A General Education Course From Primary Historical Sources

Introduction

General education courses at colleges and universities in the United States have been a requirement for some time now. For non- STEM (Science, Technology, Engineering and Mathematics) majors, very often a course in quantitative reasoning, i.e., mathematics, is required.

While a variety of textbooks with a robust selection of material have arisen to meet this need, we describe a course in general education taught from primary historical sources, beginning with the ancient Greek text Introduction to Arithmetic [7, 8], written by Nicomachus of Gerasa (first century CE).

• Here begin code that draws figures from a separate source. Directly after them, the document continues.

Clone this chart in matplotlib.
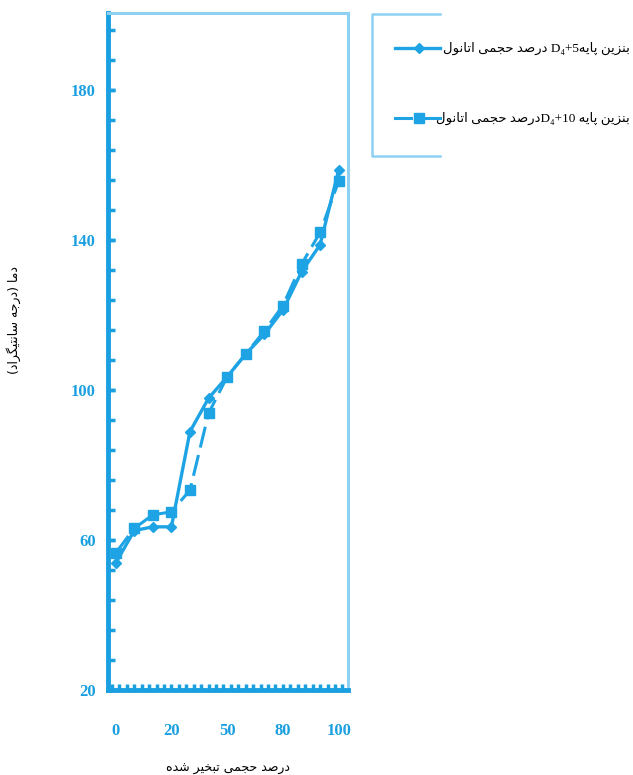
import re
import numpy as np
import matplotlib
matplotlib.use('Agg')
import matplotlib.pyplot as plt
from matplotlib.lines import Line2D

# ---- data ----
evap_percent = [0, 5, 10, 20, 30, 40, 50, 60, 70, 80, 90, 95, 100]
temp_e5 = [53.8, 62.5, 63.5, 63.5, 88.9, 97.8, 103.5, 109.6, 114.8, 121.3, 131.5, 138.7, 158.7]
temp_e10 = [56.5, 63.1, 66.7, 67.5, 73.3, 93.8, 103.5, 109.6, 115.7, 122.5, 133.5, 142.0, 155.7]
labeled_percents = [0, 20, 50, 80, 100]
labeled_temps = [20, 60, 100, 140, 180]

legend_e5 = 'بنزین پایهD₄+5 درصد حجمی اتانول'
legend_e10 = 'بنزین پایه D₄+10درصد حجمی اتانول'
xlabel_text = 'درصد حجمی تبخیر شده'
ylabel_text = 'دما (درجه سانتیگراد)'

LINE = '#1ea4e4'
AXIS = '#1a9fe0'
FRAME = '#8dd1f2'

# presentation forms: isolated, final, initial, medial (None = no joining to next letter)
FORMS = {
    'ا': ('\uFE8D', '\uFE8E', None, None),
    'ب': ('\uFE8F', '\uFE90', '\uFE91', '\uFE92'),
    'پ': ('\uFB56', '\uFB57', '\uFB58', '\uFB59'),
    'ت': ('\uFE95', '\uFE96', '\uFE97', '\uFE98'),
    'ج': ('\uFE9D', '\uFE9E', '\uFE9F', '\uFEA0'),
    'ح': ('\uFEA1', '\uFEA2', '\uFEA3', '\uFEA4'),
    'خ': ('\uFEA5', '\uFEA6', '\uFEA7', '\uFEA8'),
    'د': ('\uFEA9', '\uFEAA', None, None),
    'ر': ('\uFEAD', '\uFEAE', None, None),
    'ز': ('\uFEAF', '\uFEB0', None, None),
    'س': ('\uFEB1', '\uFEB2', '\uFEB3', '\uFEB4'),
    'ش': ('\uFEB5', '\uFEB6', '\uFEB7', '\uFEB8'),
    'ص': ('\uFEB9', '\uFEBA', '\uFEBB', '\uFEBC'),
    'گ': ('\uFB92', '\uFB93', '\uFB94', '\uFB95'),
    'ل': ('\uFEDD', '\uFEDE', '\uFEDF', '\uFEE0'),
    'م': ('\uFEE1', '\uFEE2', '\uFEE3', '\uFEE4'),
    'ن': ('\uFEE5', '\uFEE6', '\uFEE7', '\uFEE8'),
    'ه': ('\uFEE9', '\uFEEA', '\uFEEB', '\uFEEC'),
    'و': ('\uFEED', '\uFEEE', None, None),
    'ی': ('\uFBFC', '\uFBFD', '\uFBFE', '\uFBFF'),
}
MIRROR = {'(': ')', ')': '('}


def shape(s):
    out = []
    for i, c in enumerate(s):
        if c not in FORMS:
            out.append(MIRROR.get(c, c))
            continue
        prev = s[i - 1] if i > 0 else ''
        nxt = s[i + 1] if i + 1 < len(s) else ''
        jp = prev in FORMS and FORMS[prev][2] is not None
        jn = FORMS[c][2] is not None and nxt in FORMS
        if jp and jn:
            out.append(FORMS[c][3])
        elif jp:
            out.append(FORMS[c][1])
        elif jn:
            out.append(FORMS[c][2])
        else:
            out.append(FORMS[c][0])
    return ''.join(reversed(out))


def rtl(text):
    # simple right-to-left line: latin/digit runs stay as they are
    runs = re.split(r'([A-Za-z0-9\u2080-\u2089+]+)', text)
    vis = [r if re.fullmatch(r'[A-Za-z0-9\u2080-\u2089+]+', r) else shape(r) for r in runs if r]
    return ''.join(reversed(vis))


fig = plt.figure(figsize=(6.33, 7.75), dpi=100)
ax = fig.add_axes([108 / 633, 1 - 690 / 775, 240 / 633, 677 / 775])

pos = np.arange(len(evap_percent))
ax.plot(pos, temp_e10, color=LINE, lw=2.2, ls=(0, (7, 2.5)), marker='s', ms=7, zorder=2)
ax.plot(pos, temp_e5, color=LINE, lw=2.4, marker='D', ms=5.5, zorder=3)

ax.set_xlim(-0.41, 12.5)
ax.set_ylim(20, 200.5)

xt = [evap_percent.index(p) for p in labeled_percents]
ax.xaxis.remove_overlapping_locs = False
ax.yaxis.remove_overlapping_locs = False
ax.set_xticks(xt, [str(p) for p in labeled_percents])
ax.set_xticks(np.arange(-0.2, 12.5, 0.4), minor=True)
ax.tick_params(axis='x', which='major', length=0, pad=24, labelsize=12, labelcolor=AXIS)
ax.tick_params(axis='x', which='minor', direction='in', length=4, width=2.5, color=AXIS)

ax.set_yticks(labeled_temps)
ax.set_yticks(np.arange(20, 200, 8), minor=True)
ax.tick_params(axis='y', which='both', direction='in', length=5, width=2.5, color=AXIS)
ax.tick_params(axis='y', which='major', pad=9, labelsize=12, labelcolor=AXIS)
for lbl in ax.get_xticklabels() + ax.get_yticklabels():
    lbl.set_fontfamily('Liberation Serif')
    lbl.set_fontweight('bold')

for side in ['left', 'bottom']:
    ax.spines[side].set_color(AXIS)
    ax.spines[side].set_linewidth(3.5)
for side in ['top', 'right']:
    ax.spines[side].set_color(FRAME)
    ax.spines[side].set_linewidth(2.2)

ax.set_xlabel(rtl(xlabel_text), fontsize=9, labelpad=16)
fig.text(14 / 633, 1 - 320 / 775, rtl(ylabel_text), rotation=90, fontsize=9,
         ha='center', va='center')

# legend box (open on the right side)
fx = lambda px: px / 633
fy = lambda py: 1 - py / 775
fig.add_artist(Line2D([fx(440), fx(372), fx(372), fx(440)],
                      [fy(14), fy(14), fy(156), fy(156)],
                      transform=fig.transFigure, color=FRAME, lw=1.8))

y1, y2 = fy(48), fy(118)
fig.add_artist(Line2D([fx(395), fx(440)], [y1, y1], transform=fig.transFigure, color=LINE, lw=2.4))
fig.add_artist(Line2D([fx(419)], [y1], transform=fig.transFigure, color=LINE, marker='D', ms=5.5, ls='none'))
fig.add_artist(Line2D([fx(395), fx(411)], [y2, y2], transform=fig.transFigure, color=LINE, lw=2.2))
fig.add_artist(Line2D([fx(426), fx(440)], [y2, y2], transform=fig.transFigure, color=LINE, lw=2.2))
fig.add_artist(Line2D([fx(418.5)], [y2], transform=fig.transFigure, color=LINE, marker='s', ms=7, ls='none'))

fig.text(fx(630), y1, rtl(legend_e5), ha='right', va='center', fontsize=9.5,
         family=['Liberation Serif', 'DejaVu Sans'])
fig.text(fx(630), y2, rtl(legend_e10), ha='right', va='center', fontsize=9.5,
         family=['Liberation Serif', 'DejaVu Sans'])

fig.savefig('out.png', dpi=100)
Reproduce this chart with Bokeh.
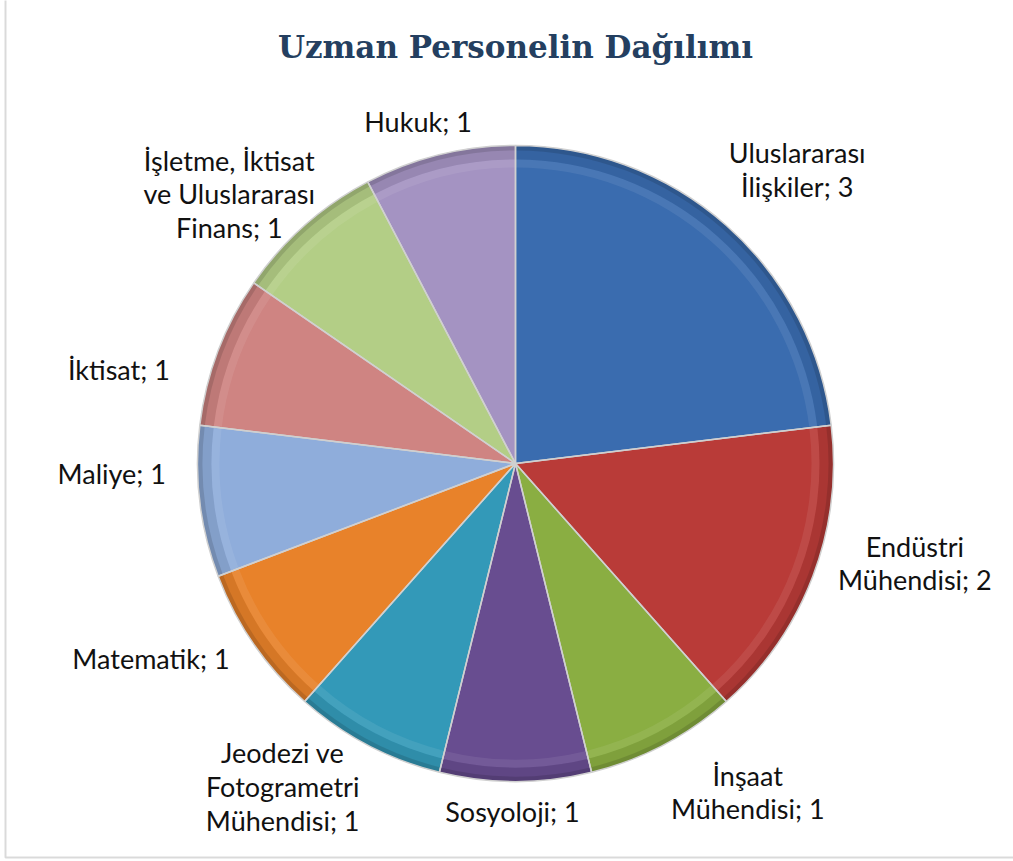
import numpy as np
from bokeh.plotting import figure
from bokeh.models import Range1d, ColumnDataSource, Label, BoxAnnotation
from bokeh.core.properties import value
from bokeh.embed import file_html
from bokeh.resources import INLINE

# ---- data ----
title_text = "Uzman Personelin Dağılımı"
categories = [
    "Uluslararası\nİlişkiler",
    "Endüstri\nMühendisi",
    "İnşaat\nMühendisi",
    "Sosyoloji",
    "Jeodezi ve\nFotogrametri\nMühendisi",
    "Matematik",
    "Maliye",
    "İktisat",
    "İşletme, İktisat\nve Uluslararası\nFinans",
    "Hukuk",
]
counts = [3, 2, 1, 1, 1, 1, 1, 1, 1, 1]

# ---- styles / layout ----
colors = ["#3A6CAF", "#B93B38", "#8AAE42", "#684D90", "#3399B8",
          "#E8822A", "#8FADDB", "#CF8482", "#B3CE86", "#A493C2"]
# label nudges (screen px, +y = down) relative to the automatic placement
label_nudge = [(18, 4), (21, -44), (52, -15), (-3, 6), (-46, -33),
               (-40, -29), (-25, -36), (-34, 44), (-4, 49), (-13, 1)]

W, H = 1013, 861
cx, cy_s, R = 515, 463, 318
cy = H - cy_s
FS = 27
LINE_H = 32
CHAR_W = 12.0
GAP = 8

vals = np.array(counts, dtype=float)
total = vals.sum()
frac = vals / total
ends_cum = np.cumsum(frac)
starts_cum = ends_cum - frac
start_ang = np.pi / 2 - starts_cum * 2 * np.pi
end_ang = np.pi / 2 - ends_cum * 2 * np.pi
mid_ang = (start_ang + end_ang) / 2

src = ColumnDataSource(dict(start=start_ang, end=end_ang, color=colors))

p = figure(width=W, height=H, x_range=Range1d(0, W), y_range=Range1d(0, H),
           output_backend="svg", toolbar_location=None, min_border=0)
p.axis.visible = False
p.grid.visible = False
p.outline_line_color = None
p.background_fill_color = "white"
p.border_fill_color = "white"

# chart frame
p.add_layout(BoxAnnotation(left=5, right=W + 20, bottom=H - 857, top=H + 20,
                           fill_alpha=0, line_color="#868686", line_width=2))

# pie slices
p.wedge(x=cx, y=cy, radius=R, start_angle="start", end_angle="end",
        direction="clock", fill_color="color", line_color=None, source=src)
# soft inner highlight and bevel shading near the rim
p.annular_wedge(x=cx, y=cy, inner_radius=R - 22, outer_radius=R - 14,
                start_angle="start", end_angle="end", direction="clock",
                fill_color="white", fill_alpha=0.08, line_color=None, source=src)
p.annular_wedge(x=cx, y=cy, inner_radius=R - 14, outer_radius=R,
                start_angle="start", end_angle="end", direction="clock",
                fill_color="black", fill_alpha=0.08, line_color=None, source=src)
p.annular_wedge(x=cx, y=cy, inner_radius=R - 5, outer_radius=R,
                start_angle="start", end_angle="end", direction="clock",
                fill_color="black", fill_alpha=0.12, line_color=None, source=src)
# separators
p.wedge(x=cx, y=cy, radius=R, start_angle="start", end_angle="end",
        direction="clock", fill_color=None, line_color="#D0D0D0",
        line_width=1.5, source=src)

# labels
lx, ly, texts = [], [], []
for cat, v, a, (ndx, ndy) in zip(categories, counts, mid_ang, label_nudge):
    txt = f"{cat}; {v}"
    lines = txt.split("\n")
    w = max(len(s) for s in lines) * CHAR_W
    h = len(lines) * LINE_H
    c, s = np.cos(a), np.sin(a)
    support = abs(w / 2 * c) + abs(h / 2 * s)
    d = R + GAP + support
    lx.append(cx + d * c + ndx)
    ly.append(cy + d * s - ndy)
    texts.append(txt)

p.text(x=lx, y=ly, text=texts, text_align="center", text_baseline="middle",
       text_font=value("Lato"), text_font_size=f"{FS}px", text_color="#111111",
       text_line_height=1.02)

p.add_layout(Label(x=cx, y=H - 46, text=title_text, text_align="center",
                   text_baseline="middle", text_font="DejaVu Serif",
                   text_font_style="bold", text_font_size="31px",
                   text_color="#243F60"))

open("out.html", "w").write(file_html(p, INLINE))
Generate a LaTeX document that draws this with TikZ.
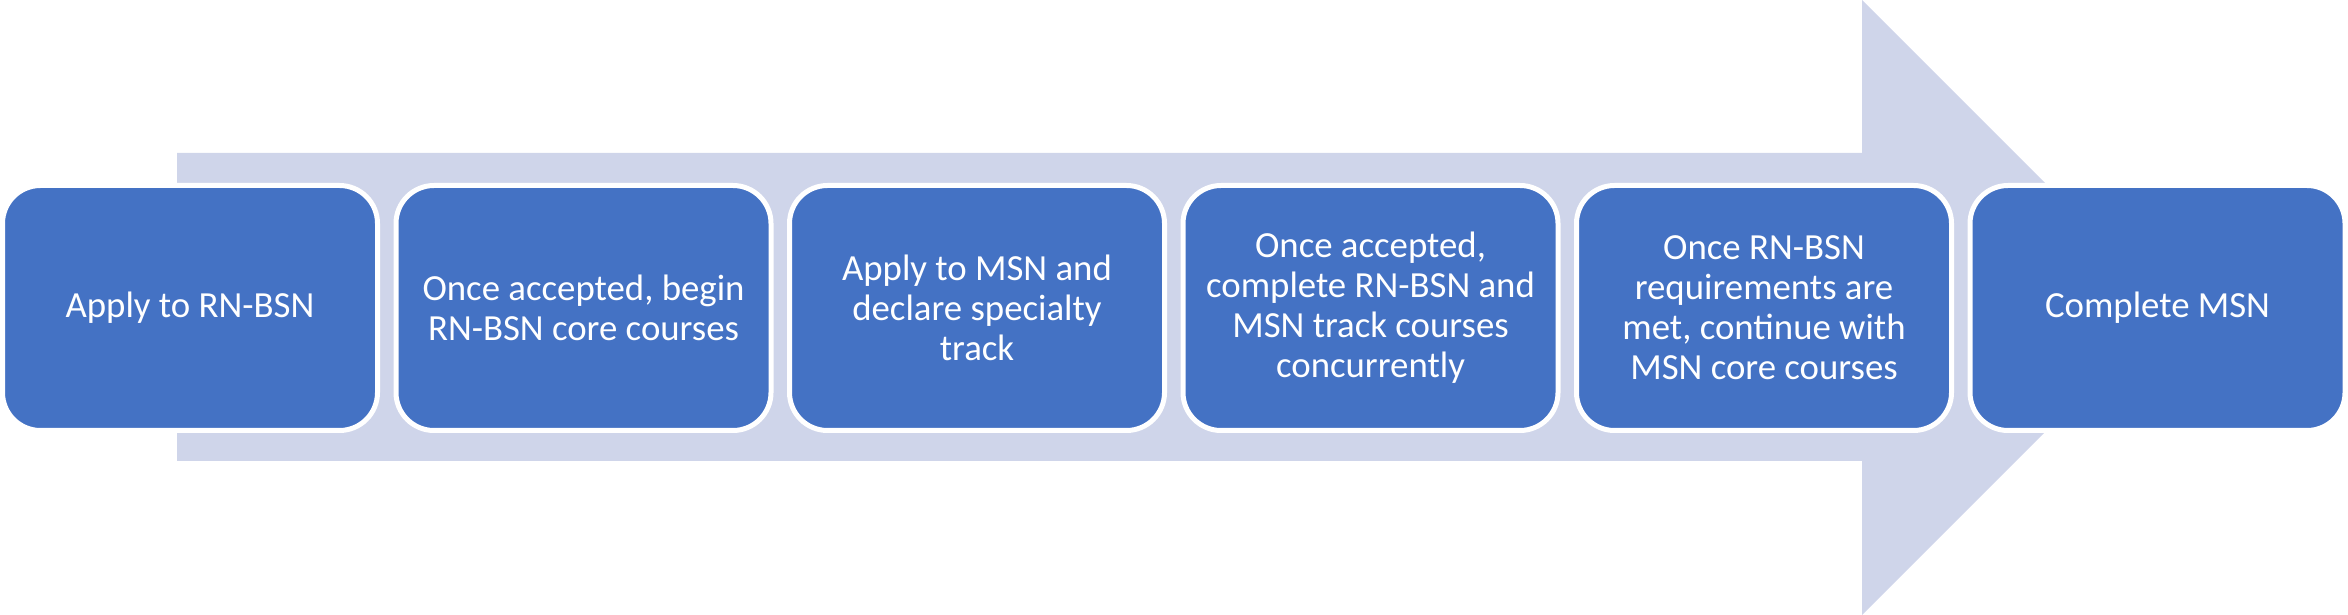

This text is used to study the construction and computation of certain figurate numbers, which count the number of dots in regularly shaped figures, such as triangles, squares, pyramids, etc.

In his figures, Nicomachus often uses an alpha (a), the Greek symbol for the number one, in place of a dot. The course continues with patterns among these numbers stated verbally by Pierre de Fermat (1601-1665) in letters to Marin Mersenne (1588-1648) and Gilles Persone de Roberval (1602-1675) [6].

Finally Blaise Pascal's (1623-1662) arrangement of certain figurate numbers (the binomial coefficients) into one table, known as Pascal's triangle, is studied from Pascal's original paper "Treatise on the Arithmetical Triangle" [9, 10] in English translation. These sources are particularly ripe for pattern recognition and a discussion about the reasoning process needed to justify when a pattern continues.